INSTRUCTION:
Extract word for word the lines of the listing from its start to the line holding "import plotly.graph_objects as go", both ends kept; pictures are not part of the copy.

INFORMATION PROVIDED:
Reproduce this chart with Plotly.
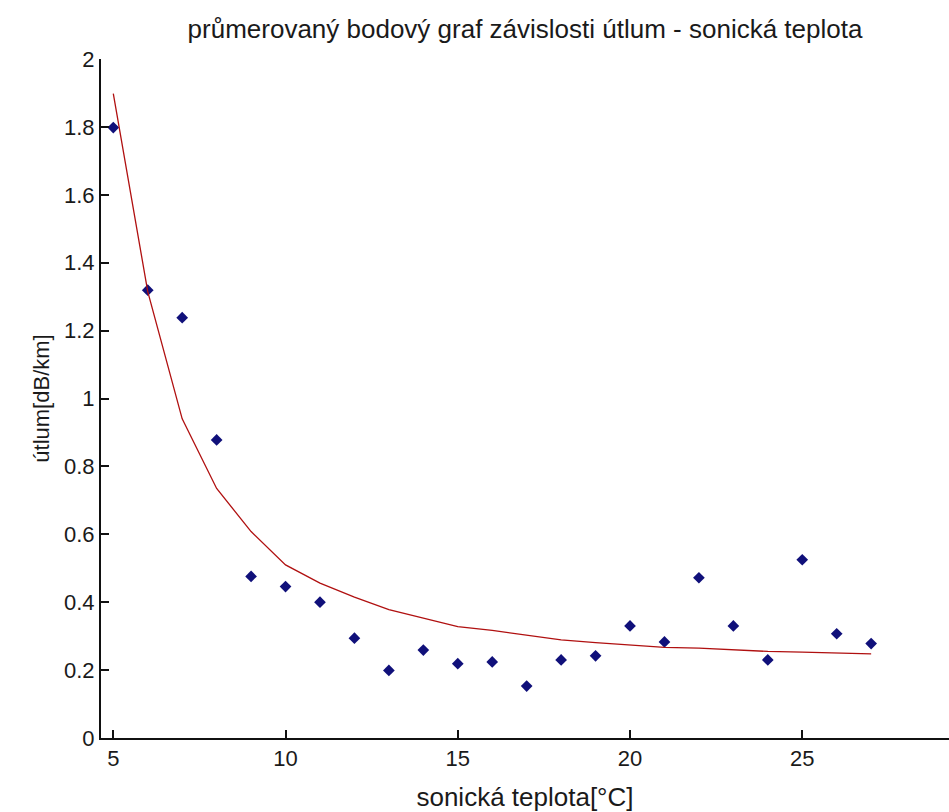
import plotly.graph_objects as go

# measured points
temp = [5, 6, 7, 8, 9, 10, 11, 12, 13, 14, 15, 16, 17, 18, 19, 20, 21, 22, 23, 24, 25, 26, 27]
atten = [1.798, 1.319, 1.238, 0.878, 0.476, 0.446, 0.400, 0.294, 0.199, 0.259, 0.219,
         0.224, 0.153, 0.230, 0.242, 0.330, 0.283, 0.472, 0.330, 0.230, 0.525, 0.307, 0.278]

# fitted curve
fit_x = [5, 6, 7, 8, 9, 10, 11, 12, 13, 14, 15, 16, 17, 18, 19, 20, 21, 22, 23, 24, 25, 26, 27]
fit_y = [1.898, 1.315, 0.940, 0.735, 0.608, 0.510, 0.456, 0.415, 0.378, 0.353, 0.328,
         0.317, 0.304, 0.289, 0.281, 0.273, 0.267, 0.265, 0.260, 0.255, 0.253, 0.250, 0.248]

x_ticks = [5, 10, 15, 20, 25]
y_ticks = [0, 0.2, 0.4, 0.6, 0.8, 1, 1.2, 1.4, 1.6, 1.8, 2]
y_tick_text = ["0", "0.2", "0.4", "0.6", "0.8", "1", "1.2", "1.4", "1.6", "1.8", "2"]

font_family = "Liberation Sans, Arial, sans-serif"
txt = "#1a1a1a"

W, H = 949, 812

fig = go.Figure()
fig.add_trace(go.Scatter(x=temp, y=atten, mode="markers",
                         marker=dict(symbol="diamond", size=9, color="#10107a"),
                         showlegend=False, hoverinfo="skip", cliponaxis=False))
fig.add_trace(go.Scatter(x=fit_x, y=fit_y, mode="lines",
                         line=dict(color="#b01010", width=1.3),
                         showlegend=False, hoverinfo="skip"))

fig.update_layout(
    width=W, height=H,
    margin=dict(l=101, r=0, t=59, b=74, autoexpand=False),
    paper_bgcolor="white", plot_bgcolor="white",
    font=dict(family=font_family, size=22, color=txt),
    title=dict(text="průmerovaný bodový graf závislosti útlum - sonická teplota",
               x=0.5, xref="paper", xanchor="center",
               y=1 - 29 / H, yref="container", yanchor="middle",
               font=dict(size=26, color=txt)),
)
fig.update_xaxes(range=[4.643, 29.26], tickvals=x_ticks, ticktext=[str(v) for v in x_ticks],
                 automargin=False,
                 showline=True, linecolor="#111", linewidth=2,
                 ticks="inside", ticklen=8, tickwidth=1.5, tickcolor="#111",
                 showgrid=False, zeroline=False,
                 tickfont=dict(size=22, color=txt),
                 title=dict(text="sonická teplota[°C]", standoff=20, font=dict(size=26, color=txt)))
fig.update_yaxes(range=[0, 2], tickvals=y_ticks, ticktext=y_tick_text,
                 automargin=False,
                 showline=True, linecolor="#111", linewidth=2,
                 ticks="inside", ticklen=8, tickwidth=1.5, tickcolor="#111",
                 showgrid=False, zeroline=False,
                 tickfont=dict(size=22, color=txt),
                 title=dict(text="útlum[dB/km]", standoff=8, font=dict(size=22, color=txt)))

fig.write_html("out.html", config={"displayModeBar": False},
               post_script="document.body.style.margin='0';document.body.style.overflow='hidden';")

SOLUTION FOR THIS EXERCISE:
Reproduce this chart with Plotly.
import plotly.graph_objects as go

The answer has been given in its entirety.